• [AIM OF THE TASK]
Give again, word for word, the lines below that run from the line with "Clone this diagram in TikZ." through the line with "(busl) -- (busr);". Drop the pictures.

• [RECORDS FOR THE TASK]

= = = = =

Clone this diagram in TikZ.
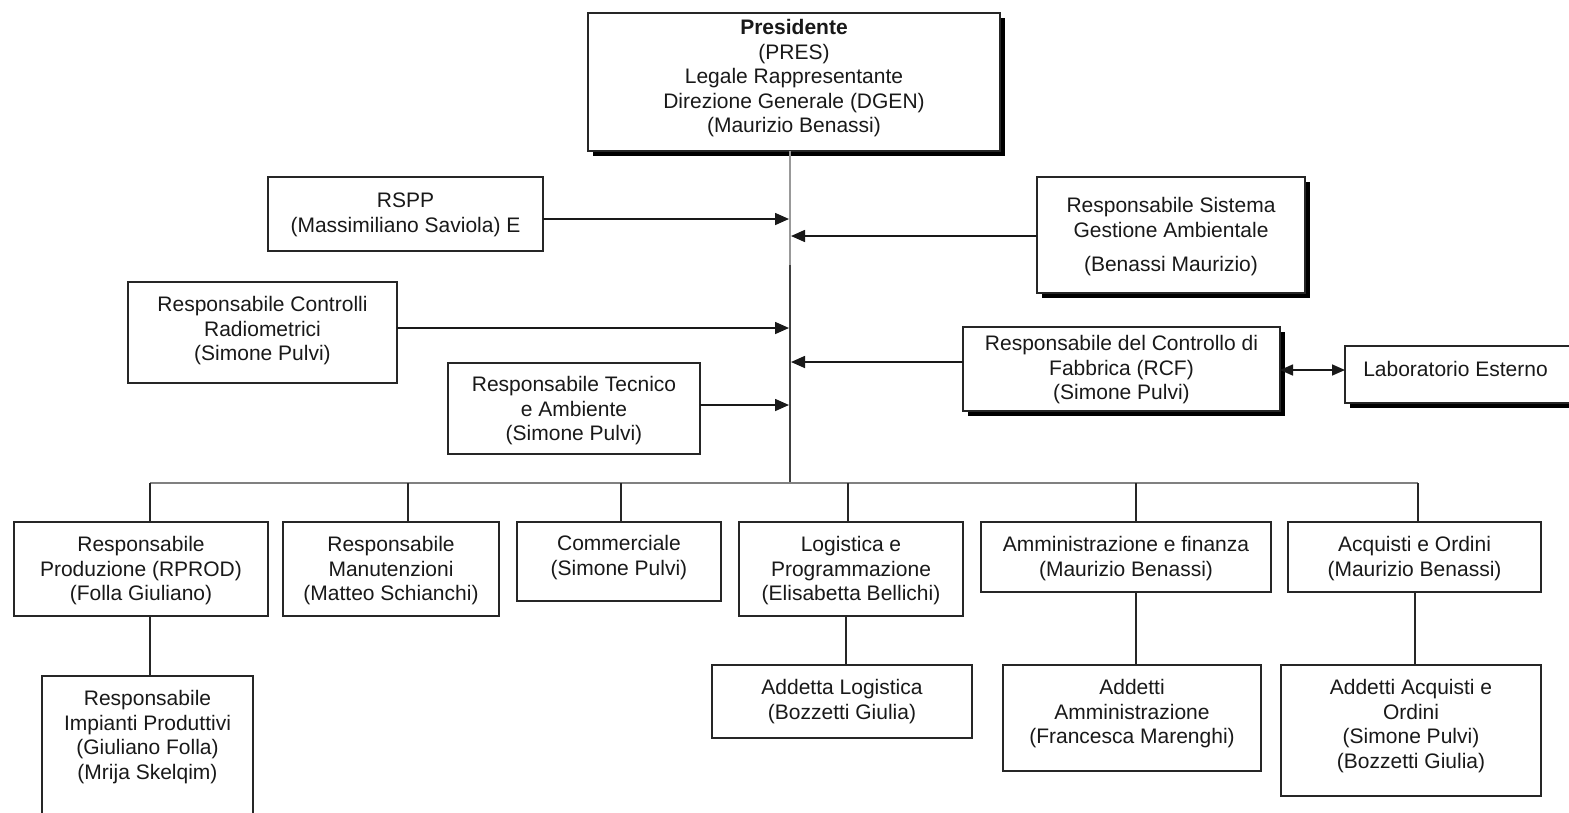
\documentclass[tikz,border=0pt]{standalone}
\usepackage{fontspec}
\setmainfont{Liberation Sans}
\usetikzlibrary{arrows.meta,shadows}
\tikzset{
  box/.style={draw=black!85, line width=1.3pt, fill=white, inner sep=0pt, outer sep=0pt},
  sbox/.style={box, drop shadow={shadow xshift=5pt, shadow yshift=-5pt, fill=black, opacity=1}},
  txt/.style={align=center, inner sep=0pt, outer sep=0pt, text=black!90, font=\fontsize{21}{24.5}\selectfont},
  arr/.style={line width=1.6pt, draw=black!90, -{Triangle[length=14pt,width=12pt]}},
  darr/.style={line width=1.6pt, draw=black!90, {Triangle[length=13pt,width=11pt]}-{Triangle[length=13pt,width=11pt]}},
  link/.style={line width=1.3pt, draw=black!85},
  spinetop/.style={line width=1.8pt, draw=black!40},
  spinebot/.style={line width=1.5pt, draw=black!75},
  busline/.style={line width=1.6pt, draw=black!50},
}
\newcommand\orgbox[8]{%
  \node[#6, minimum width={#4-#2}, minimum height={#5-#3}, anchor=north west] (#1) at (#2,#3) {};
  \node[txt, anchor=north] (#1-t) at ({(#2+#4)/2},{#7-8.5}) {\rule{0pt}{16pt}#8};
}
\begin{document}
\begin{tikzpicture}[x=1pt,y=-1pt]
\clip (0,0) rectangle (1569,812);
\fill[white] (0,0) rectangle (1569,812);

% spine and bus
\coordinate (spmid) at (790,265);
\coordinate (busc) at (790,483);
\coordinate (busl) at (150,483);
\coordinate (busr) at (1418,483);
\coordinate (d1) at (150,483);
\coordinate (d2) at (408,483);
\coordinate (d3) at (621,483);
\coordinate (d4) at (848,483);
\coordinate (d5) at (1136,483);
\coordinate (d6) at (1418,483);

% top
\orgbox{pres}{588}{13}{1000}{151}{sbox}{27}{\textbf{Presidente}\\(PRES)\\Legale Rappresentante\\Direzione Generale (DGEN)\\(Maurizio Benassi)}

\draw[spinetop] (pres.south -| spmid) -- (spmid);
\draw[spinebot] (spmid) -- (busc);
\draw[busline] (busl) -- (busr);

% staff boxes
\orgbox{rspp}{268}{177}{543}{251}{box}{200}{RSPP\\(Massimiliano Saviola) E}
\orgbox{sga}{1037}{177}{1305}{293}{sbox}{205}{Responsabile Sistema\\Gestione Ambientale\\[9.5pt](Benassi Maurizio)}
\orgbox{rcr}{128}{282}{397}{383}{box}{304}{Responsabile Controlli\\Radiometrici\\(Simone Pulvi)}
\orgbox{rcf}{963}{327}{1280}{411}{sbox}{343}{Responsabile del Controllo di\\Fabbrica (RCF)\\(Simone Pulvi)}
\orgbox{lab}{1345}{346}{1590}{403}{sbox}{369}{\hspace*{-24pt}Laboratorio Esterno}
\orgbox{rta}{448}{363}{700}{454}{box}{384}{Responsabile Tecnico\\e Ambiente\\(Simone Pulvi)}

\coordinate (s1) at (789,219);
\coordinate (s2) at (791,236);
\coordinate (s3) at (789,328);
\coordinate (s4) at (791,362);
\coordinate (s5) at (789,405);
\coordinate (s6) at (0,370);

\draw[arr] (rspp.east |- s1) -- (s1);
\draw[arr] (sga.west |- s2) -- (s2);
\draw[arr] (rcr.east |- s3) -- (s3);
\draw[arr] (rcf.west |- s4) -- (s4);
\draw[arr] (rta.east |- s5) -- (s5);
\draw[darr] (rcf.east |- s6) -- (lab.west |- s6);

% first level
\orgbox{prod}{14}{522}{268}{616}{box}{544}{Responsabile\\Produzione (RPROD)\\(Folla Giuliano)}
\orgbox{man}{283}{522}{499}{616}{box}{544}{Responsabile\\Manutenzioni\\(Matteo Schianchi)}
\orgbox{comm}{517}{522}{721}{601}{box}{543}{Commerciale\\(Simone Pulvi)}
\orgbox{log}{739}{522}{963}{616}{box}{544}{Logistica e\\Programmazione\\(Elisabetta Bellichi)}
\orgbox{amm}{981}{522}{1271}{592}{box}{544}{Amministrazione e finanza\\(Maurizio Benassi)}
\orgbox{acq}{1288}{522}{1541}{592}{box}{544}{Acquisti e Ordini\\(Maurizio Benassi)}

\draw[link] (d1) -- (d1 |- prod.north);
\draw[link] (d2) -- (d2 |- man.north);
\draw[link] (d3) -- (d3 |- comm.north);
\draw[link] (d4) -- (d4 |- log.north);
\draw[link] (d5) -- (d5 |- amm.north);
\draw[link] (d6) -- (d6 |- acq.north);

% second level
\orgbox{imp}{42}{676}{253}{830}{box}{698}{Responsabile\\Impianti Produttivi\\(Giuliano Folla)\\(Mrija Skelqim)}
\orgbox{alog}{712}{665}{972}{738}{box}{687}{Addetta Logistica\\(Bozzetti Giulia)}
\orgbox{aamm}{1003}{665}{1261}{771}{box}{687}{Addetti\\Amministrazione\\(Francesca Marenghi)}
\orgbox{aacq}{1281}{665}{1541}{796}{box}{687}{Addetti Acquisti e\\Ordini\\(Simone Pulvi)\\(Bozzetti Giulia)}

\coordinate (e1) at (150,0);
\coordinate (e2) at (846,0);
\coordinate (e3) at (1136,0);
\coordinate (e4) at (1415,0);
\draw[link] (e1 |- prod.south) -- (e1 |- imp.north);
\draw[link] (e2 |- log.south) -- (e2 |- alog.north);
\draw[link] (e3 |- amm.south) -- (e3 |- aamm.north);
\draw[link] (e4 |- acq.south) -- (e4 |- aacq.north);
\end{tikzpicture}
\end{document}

= = = = =

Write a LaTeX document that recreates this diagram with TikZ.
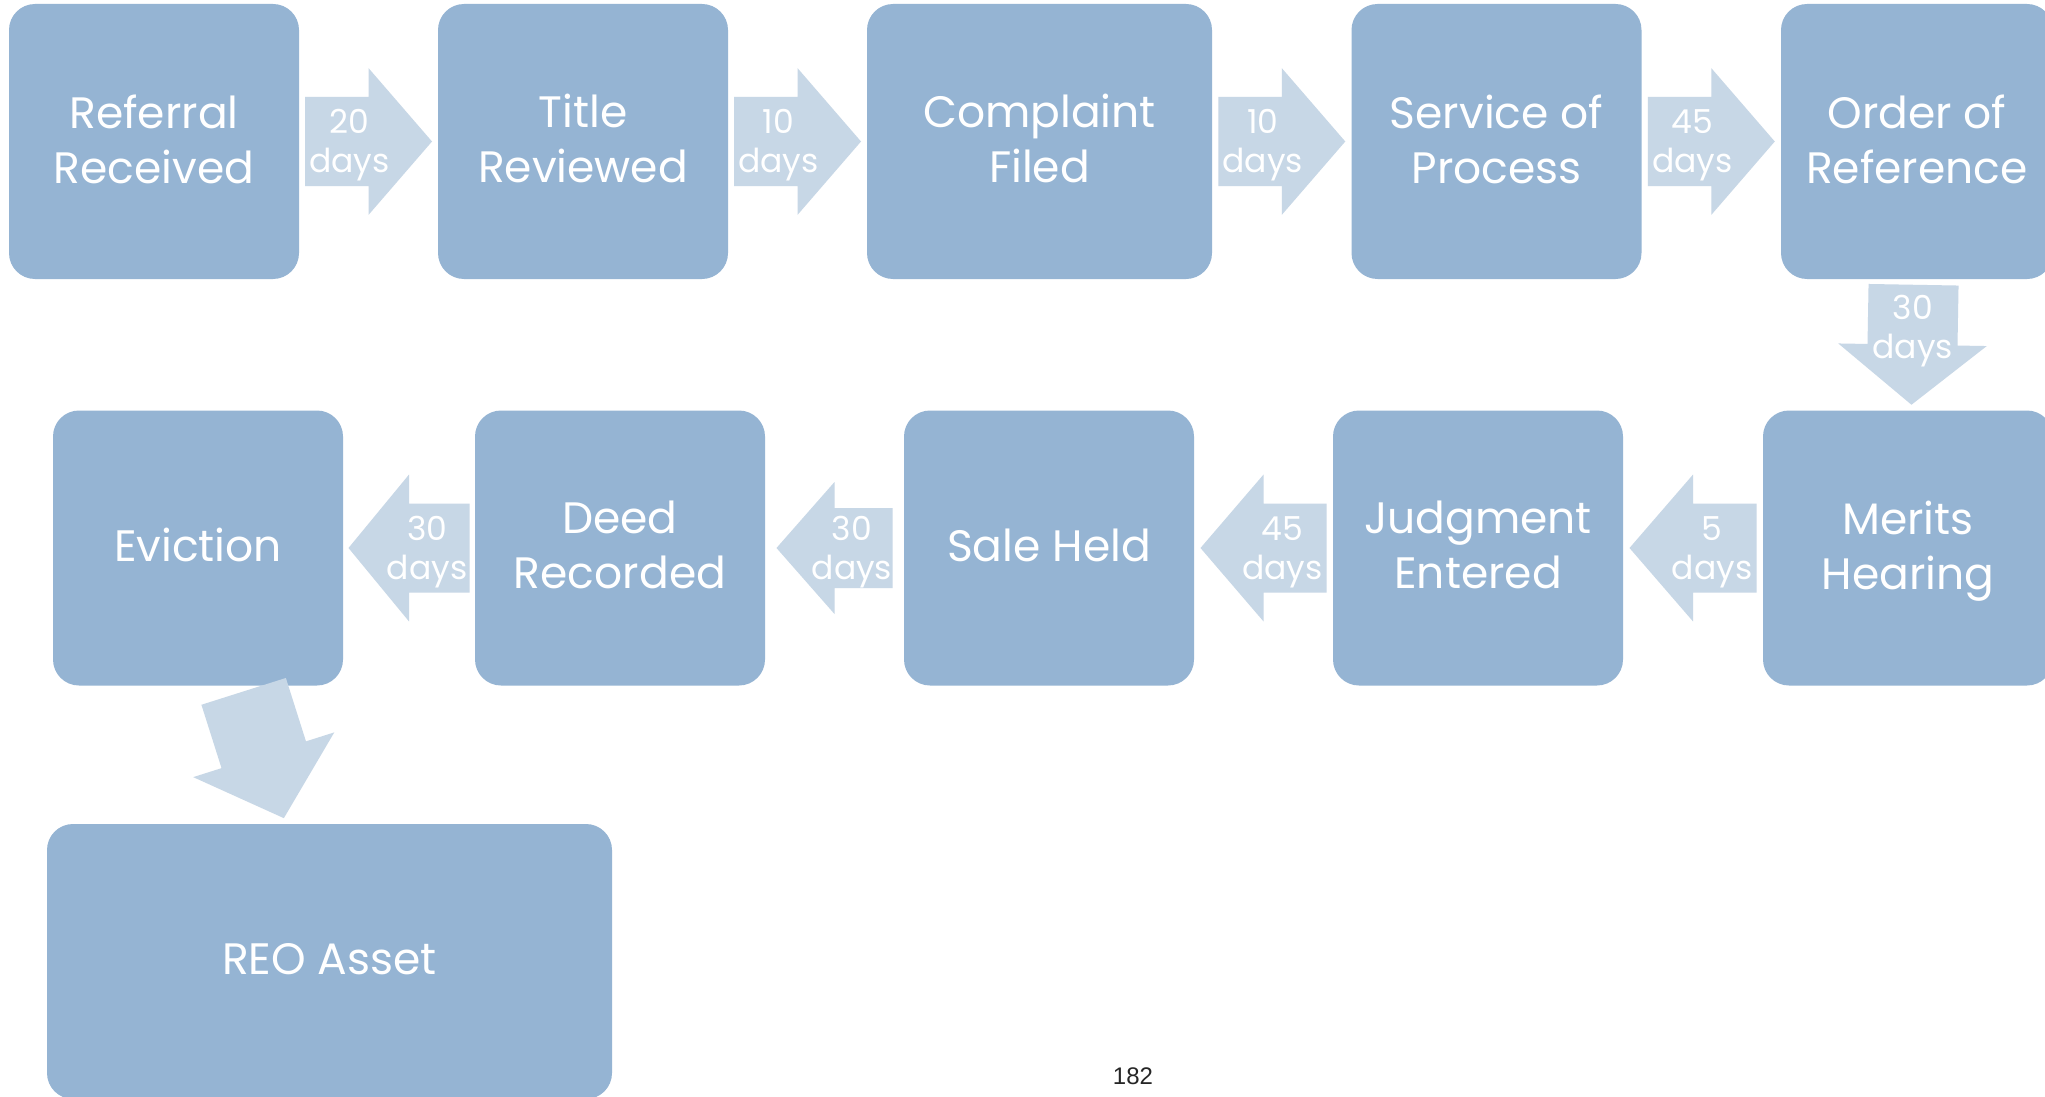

= = = = =

• [COMPLETED EXERCISE]
Clone this diagram in TikZ.
\documentclass[tikz,border=0pt]{standalone}
\usepackage{fontspec}
\setmainfont{Liberation Sans}
\usetikzlibrary{arrows.meta,shadows}
\tikzset{
  box/.style={draw=black!85, line width=1.3pt, fill=white, inner sep=0pt, outer sep=0pt},
  sbox/.style={box, drop shadow={shadow xshift=5pt, shadow yshift=-5pt, fill=black, opacity=1}},
  txt/.style={align=center, inner sep=0pt, outer sep=0pt, text=black!90, font=\fontsize{21}{24.5}\selectfont},
  arr/.style={line width=1.6pt, draw=black!90, -{Triangle[length=14pt,width=12pt]}},
  darr/.style={line width=1.6pt, draw=black!90, {Triangle[length=13pt,width=11pt]}-{Triangle[length=13pt,width=11pt]}},
  link/.style={line width=1.3pt, draw=black!85},
  spinetop/.style={line width=1.8pt, draw=black!40},
  spinebot/.style={line width=1.5pt, draw=black!75},
  busline/.style={line width=1.6pt, draw=black!50},
}
\newcommand\orgbox[8]{%
  \node[#6, minimum width={#4-#2}, minimum height={#5-#3}, anchor=north west] (#1) at (#2,#3) {};
  \node[txt, anchor=north] (#1-t) at ({(#2+#4)/2},{#7-8.5}) {\rule{0pt}{16pt}#8};
}
\begin{document}
\begin{tikzpicture}[x=1pt,y=-1pt]
\clip (0,0) rectangle (1569,812);
\fill[white] (0,0) rectangle (1569,812);

% spine and bus
\coordinate (spmid) at (790,265);
\coordinate (busc) at (790,483);
\coordinate (busl) at (150,483);
\coordinate (busr) at (1418,483);
\coordinate (d1) at (150,483);
\coordinate (d2) at (408,483);
\coordinate (d3) at (621,483);
\coordinate (d4) at (848,483);
\coordinate (d5) at (1136,483);
\coordinate (d6) at (1418,483);

% top
\orgbox{pres}{588}{13}{1000}{151}{sbox}{27}{\textbf{Presidente}\\(PRES)\\Legale Rappresentante\\Direzione Generale (DGEN)\\(Maurizio Benassi)}

\draw[spinetop] (pres.south -| spmid) -- (spmid);
\draw[spinebot] (spmid) -- (busc);
\draw[busline] (busl) -- (busr);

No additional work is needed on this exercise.